• Written exercise: Collect each line holding the string "page".

# Material to process start

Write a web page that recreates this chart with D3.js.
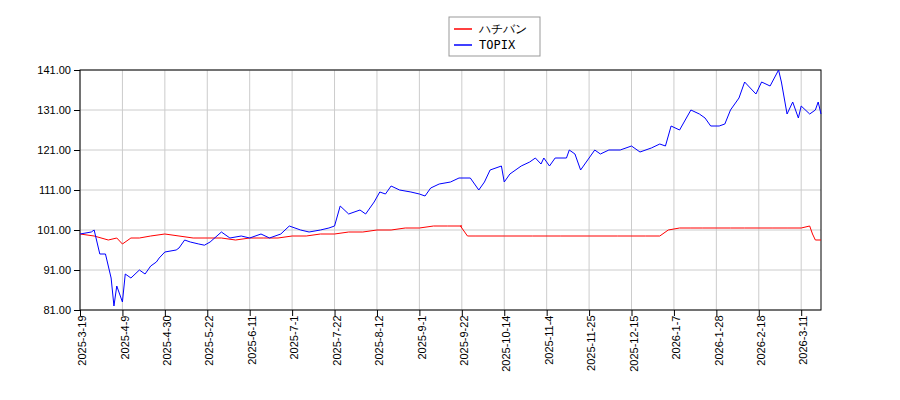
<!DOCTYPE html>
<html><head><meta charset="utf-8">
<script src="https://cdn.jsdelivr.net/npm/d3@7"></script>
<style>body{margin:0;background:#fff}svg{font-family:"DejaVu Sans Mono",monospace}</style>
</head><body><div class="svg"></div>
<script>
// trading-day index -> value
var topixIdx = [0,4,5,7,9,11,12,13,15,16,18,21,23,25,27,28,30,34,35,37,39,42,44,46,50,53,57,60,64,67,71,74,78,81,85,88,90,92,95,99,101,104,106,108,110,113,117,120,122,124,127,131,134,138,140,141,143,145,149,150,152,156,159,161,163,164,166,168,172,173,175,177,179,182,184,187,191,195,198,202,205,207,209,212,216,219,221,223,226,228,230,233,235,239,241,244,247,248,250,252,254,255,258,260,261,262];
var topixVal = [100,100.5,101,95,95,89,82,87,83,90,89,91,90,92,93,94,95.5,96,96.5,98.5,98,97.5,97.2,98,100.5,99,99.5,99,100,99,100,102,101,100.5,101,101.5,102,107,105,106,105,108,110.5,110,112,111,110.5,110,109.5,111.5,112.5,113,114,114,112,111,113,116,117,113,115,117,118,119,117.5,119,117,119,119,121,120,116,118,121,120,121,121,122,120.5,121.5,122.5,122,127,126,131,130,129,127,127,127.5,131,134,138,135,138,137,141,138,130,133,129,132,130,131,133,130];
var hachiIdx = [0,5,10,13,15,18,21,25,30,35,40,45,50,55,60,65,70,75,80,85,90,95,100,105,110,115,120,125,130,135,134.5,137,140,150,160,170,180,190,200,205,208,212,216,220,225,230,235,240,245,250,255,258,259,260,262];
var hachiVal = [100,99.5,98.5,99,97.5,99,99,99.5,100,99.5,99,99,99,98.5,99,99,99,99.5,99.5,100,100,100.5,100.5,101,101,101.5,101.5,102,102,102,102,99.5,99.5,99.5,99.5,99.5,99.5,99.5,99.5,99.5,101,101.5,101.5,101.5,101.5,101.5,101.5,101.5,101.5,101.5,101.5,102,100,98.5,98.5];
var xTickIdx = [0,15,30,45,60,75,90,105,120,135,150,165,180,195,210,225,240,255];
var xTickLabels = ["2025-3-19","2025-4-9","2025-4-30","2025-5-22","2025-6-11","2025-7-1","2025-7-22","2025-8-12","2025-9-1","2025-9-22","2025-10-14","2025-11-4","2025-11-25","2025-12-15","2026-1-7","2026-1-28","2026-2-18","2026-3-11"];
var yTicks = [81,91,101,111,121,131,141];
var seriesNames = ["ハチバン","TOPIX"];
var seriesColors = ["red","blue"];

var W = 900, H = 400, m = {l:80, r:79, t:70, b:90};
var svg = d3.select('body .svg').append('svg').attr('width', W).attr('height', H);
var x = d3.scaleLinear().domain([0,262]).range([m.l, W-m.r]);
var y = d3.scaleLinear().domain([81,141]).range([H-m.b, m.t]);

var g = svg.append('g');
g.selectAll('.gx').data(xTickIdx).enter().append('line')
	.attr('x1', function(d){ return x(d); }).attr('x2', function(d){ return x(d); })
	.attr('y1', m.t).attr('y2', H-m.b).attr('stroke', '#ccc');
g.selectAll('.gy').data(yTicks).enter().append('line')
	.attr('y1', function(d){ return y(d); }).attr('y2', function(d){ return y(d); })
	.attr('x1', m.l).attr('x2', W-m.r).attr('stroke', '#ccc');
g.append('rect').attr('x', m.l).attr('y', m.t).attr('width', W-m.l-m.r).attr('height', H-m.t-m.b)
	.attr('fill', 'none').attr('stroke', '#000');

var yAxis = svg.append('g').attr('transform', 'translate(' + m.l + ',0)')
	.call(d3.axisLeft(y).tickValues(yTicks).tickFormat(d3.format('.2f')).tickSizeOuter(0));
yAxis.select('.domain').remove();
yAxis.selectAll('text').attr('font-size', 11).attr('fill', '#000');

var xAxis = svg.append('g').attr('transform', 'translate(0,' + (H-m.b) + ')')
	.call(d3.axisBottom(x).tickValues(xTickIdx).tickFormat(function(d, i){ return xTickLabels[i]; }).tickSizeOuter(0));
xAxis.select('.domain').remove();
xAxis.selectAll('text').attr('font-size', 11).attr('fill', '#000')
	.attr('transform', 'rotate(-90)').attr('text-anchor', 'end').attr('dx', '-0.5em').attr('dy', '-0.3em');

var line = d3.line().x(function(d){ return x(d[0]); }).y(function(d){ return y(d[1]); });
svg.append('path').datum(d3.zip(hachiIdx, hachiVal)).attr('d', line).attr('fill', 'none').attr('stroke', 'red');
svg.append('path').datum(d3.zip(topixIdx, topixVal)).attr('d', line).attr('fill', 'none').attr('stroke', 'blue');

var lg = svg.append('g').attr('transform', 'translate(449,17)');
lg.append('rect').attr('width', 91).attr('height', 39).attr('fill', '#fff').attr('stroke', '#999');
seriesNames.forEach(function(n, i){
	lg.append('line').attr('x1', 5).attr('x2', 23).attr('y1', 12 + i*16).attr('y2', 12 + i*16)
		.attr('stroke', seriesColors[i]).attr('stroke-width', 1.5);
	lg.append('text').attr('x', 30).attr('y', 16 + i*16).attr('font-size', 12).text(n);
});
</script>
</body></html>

# Material to process end
# Material to process start

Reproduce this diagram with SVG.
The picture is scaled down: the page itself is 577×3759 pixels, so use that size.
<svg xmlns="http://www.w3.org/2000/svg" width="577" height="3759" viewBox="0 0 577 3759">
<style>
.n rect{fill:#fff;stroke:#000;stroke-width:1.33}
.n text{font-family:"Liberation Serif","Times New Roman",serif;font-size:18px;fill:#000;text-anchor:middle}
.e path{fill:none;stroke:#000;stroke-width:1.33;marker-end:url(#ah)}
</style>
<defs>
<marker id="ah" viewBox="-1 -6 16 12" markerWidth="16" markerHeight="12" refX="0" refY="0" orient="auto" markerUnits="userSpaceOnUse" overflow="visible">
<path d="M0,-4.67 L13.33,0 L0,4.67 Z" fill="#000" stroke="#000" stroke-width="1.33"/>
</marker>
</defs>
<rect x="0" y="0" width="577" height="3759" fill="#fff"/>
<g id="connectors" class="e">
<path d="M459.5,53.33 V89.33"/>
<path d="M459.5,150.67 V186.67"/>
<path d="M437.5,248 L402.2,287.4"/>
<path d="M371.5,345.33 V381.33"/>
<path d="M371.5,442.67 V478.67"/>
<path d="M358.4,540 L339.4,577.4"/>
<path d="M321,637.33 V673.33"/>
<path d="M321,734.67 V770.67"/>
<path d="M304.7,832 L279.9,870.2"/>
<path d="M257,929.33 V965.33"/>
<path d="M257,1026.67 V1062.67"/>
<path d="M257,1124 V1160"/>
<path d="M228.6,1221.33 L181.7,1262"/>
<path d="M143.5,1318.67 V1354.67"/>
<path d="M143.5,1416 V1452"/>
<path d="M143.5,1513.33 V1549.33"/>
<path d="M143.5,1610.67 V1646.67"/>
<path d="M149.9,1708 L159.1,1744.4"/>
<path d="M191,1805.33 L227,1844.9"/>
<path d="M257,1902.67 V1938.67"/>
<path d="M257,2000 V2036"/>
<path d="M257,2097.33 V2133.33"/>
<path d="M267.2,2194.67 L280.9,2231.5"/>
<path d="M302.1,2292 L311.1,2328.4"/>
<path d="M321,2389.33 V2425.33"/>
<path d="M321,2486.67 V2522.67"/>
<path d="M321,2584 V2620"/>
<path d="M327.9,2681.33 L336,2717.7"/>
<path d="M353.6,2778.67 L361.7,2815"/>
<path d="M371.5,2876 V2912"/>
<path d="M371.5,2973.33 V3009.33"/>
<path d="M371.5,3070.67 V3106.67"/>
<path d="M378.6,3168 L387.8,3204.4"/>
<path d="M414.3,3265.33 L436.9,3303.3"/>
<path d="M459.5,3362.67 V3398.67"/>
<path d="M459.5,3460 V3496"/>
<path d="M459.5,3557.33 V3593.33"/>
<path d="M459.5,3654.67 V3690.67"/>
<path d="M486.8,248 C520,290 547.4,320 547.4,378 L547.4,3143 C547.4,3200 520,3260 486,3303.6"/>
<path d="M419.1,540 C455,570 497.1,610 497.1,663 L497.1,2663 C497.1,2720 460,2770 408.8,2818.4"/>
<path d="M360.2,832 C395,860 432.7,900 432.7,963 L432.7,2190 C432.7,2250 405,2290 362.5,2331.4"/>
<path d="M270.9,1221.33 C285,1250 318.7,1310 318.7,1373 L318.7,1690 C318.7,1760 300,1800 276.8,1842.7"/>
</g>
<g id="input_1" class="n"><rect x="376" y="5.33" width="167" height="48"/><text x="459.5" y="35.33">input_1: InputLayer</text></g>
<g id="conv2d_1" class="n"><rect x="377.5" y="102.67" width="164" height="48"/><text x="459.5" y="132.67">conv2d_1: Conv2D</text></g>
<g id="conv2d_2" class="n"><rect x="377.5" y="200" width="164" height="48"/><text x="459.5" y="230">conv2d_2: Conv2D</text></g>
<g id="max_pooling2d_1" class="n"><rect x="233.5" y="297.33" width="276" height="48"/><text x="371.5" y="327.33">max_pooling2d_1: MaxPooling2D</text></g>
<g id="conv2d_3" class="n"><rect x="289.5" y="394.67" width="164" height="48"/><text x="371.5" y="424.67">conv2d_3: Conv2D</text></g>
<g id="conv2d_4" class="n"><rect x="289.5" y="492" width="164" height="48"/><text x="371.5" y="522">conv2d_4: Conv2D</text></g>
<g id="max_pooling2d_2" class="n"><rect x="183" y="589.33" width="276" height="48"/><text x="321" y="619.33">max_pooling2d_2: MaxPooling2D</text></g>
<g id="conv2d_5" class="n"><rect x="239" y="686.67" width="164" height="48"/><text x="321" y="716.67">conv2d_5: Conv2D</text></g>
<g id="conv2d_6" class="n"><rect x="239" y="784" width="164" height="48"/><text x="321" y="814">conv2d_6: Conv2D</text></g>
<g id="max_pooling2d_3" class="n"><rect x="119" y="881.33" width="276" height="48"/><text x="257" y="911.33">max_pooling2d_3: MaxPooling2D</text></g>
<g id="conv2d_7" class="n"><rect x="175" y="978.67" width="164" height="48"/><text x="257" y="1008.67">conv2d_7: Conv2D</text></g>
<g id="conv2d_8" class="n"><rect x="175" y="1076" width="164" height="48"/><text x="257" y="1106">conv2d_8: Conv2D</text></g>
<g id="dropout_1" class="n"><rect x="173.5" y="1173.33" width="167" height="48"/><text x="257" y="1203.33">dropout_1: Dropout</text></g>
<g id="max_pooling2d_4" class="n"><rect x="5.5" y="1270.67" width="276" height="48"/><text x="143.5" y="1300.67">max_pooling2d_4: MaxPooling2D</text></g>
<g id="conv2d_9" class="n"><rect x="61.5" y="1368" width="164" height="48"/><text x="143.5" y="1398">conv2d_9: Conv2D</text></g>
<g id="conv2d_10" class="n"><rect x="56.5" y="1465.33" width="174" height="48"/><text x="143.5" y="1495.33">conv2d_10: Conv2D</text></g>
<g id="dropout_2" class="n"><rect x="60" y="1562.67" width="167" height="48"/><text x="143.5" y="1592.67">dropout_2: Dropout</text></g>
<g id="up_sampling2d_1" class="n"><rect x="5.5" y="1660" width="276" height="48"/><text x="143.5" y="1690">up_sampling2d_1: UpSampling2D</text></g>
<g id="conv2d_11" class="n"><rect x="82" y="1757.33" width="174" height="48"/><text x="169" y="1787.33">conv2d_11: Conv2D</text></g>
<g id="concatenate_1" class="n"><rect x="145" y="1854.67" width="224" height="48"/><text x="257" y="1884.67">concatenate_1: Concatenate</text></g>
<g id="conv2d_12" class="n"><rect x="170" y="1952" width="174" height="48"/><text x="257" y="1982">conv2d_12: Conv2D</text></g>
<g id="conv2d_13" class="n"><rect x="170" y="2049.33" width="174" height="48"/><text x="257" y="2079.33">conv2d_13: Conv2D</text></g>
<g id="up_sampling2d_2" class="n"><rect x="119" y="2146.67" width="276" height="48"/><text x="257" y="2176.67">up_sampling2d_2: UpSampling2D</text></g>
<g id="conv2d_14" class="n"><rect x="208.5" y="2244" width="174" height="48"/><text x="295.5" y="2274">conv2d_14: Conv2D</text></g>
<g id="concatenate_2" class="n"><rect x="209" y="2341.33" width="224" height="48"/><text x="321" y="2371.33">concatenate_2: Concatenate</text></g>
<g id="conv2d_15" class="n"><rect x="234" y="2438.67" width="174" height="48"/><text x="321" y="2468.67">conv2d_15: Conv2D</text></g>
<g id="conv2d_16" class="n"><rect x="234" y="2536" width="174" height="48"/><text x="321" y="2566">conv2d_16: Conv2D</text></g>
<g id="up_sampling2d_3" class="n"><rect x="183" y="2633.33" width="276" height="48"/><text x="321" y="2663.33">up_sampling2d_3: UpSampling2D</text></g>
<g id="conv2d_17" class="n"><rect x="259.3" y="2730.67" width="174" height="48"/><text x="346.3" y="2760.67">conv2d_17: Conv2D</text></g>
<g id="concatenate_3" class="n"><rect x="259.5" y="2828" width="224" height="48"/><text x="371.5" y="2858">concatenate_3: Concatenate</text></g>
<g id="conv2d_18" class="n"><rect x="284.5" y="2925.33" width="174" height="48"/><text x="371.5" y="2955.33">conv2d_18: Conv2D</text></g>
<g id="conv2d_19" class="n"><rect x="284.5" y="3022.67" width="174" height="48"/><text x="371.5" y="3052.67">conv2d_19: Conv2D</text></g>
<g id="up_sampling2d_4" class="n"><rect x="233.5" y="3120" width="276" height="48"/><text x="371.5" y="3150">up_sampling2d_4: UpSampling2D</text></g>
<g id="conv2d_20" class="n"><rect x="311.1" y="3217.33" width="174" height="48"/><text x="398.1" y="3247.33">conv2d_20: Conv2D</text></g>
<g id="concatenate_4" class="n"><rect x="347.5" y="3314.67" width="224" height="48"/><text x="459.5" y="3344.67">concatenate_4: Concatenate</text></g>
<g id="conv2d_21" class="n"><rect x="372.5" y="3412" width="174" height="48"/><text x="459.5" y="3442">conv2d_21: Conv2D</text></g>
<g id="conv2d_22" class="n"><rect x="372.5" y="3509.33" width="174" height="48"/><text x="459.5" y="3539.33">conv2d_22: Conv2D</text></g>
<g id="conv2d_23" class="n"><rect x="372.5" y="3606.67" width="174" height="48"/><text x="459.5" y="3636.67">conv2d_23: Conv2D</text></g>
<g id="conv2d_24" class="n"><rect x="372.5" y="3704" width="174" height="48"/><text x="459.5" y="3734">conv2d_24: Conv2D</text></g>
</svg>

# Material to process end

• Result for this task:
Write a web page that recreates this chart with D3.js.
The picture is scaled down: the page itself is 577×3759 pixels, so use that size.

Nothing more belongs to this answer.